Thankfully, there were no repeats of last month. However, my kids suddenly decided they needed to know what the date was. I'm not sure why knowing it was Monday wasn't good enough. Okay, I do, it's because they are excited for Christmas. I'm trying to be. All I got was the tree up though. The rest of my house is bare. A stark contrast to the other years and I was already asked tonight if we could decorate the rest of the house tomorrow, Christmas Eve. I don't see the point. I don't know if I can do more than my tree this year. You see their date question, reminded me that I lost my baby two months ago today, and that I would have been approximately 24 weeks along. It hurts all over again, I feel angry and want to hide under a blanket, but I can't. In moments like these I am super happy for this thoughtful gift from my parents.

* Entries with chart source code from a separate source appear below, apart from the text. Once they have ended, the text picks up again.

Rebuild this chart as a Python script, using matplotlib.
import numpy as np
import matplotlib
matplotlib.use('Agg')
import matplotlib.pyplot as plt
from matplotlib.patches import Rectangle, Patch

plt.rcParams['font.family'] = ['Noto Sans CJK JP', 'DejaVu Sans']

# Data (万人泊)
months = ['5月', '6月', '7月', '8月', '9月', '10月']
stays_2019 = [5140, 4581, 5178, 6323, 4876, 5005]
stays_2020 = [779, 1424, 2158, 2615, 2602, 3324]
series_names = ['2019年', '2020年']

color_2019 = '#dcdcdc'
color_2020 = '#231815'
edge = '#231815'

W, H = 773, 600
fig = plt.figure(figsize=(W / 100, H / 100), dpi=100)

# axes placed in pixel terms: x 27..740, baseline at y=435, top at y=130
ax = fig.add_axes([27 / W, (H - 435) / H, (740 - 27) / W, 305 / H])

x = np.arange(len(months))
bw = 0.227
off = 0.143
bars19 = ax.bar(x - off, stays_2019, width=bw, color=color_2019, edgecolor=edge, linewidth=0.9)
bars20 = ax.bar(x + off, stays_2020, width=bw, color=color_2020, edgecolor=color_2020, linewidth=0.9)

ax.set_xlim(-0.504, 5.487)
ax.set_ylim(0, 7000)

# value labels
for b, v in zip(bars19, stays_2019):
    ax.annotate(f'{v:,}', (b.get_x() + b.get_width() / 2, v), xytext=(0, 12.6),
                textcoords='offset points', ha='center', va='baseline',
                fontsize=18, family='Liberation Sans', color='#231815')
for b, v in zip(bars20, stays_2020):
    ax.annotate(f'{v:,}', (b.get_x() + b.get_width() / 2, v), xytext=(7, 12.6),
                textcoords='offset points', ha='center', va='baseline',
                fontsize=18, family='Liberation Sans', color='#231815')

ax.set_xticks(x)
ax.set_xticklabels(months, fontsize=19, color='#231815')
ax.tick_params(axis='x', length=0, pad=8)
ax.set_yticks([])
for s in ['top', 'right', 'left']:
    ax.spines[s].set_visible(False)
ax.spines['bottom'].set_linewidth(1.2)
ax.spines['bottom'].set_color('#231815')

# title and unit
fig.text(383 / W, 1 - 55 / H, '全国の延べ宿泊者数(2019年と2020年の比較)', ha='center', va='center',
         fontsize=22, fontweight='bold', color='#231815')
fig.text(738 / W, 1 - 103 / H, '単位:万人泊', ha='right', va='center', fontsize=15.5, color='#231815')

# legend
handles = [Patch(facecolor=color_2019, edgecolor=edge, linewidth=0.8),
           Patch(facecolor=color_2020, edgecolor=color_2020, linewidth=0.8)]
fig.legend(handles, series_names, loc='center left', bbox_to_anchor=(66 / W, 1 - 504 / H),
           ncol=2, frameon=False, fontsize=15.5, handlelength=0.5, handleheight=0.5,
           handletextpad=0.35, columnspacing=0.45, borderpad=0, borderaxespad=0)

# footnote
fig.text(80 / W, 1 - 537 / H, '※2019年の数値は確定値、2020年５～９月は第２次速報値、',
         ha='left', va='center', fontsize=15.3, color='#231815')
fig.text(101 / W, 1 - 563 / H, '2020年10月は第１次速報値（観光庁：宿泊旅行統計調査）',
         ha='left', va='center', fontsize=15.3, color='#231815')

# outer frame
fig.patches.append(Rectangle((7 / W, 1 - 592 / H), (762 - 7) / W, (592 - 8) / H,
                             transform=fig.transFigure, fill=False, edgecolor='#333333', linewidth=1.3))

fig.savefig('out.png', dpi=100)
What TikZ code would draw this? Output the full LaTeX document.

To help me deal with my grief and help solidify the very real, but surreal moment, my most wonderful hubby agreed to me getting an ornament for Emmitt. All my kids have one for their year of birth. When I went to my mom's I saw the "perfect ornament" on her tree. My Parents bought another ornament, got Emmitt's name inked on, and gifted the ornament to me. It sounds strange, and some may say it's not based in reality, but it brings me a sense of peace in place of a great amount of chaos and pain. I feel like through this ornament I'm able to hold the baby I didn't get to. It calms me and centers me when something catches me unexpected and my world seems to rip out from under me, threatening to bury me in unrepairable heartache.
I feel empty when I remember what "could've been", but I feel full when I look at Emmitt's ornament next to his siblings and ours on the tree. It serves as a reminder he's in Heaven patiently waiting for all of us to join him one day. And that indeed, he was very real.
A very Merry Christmas to all. May your holiday season be a blessed one.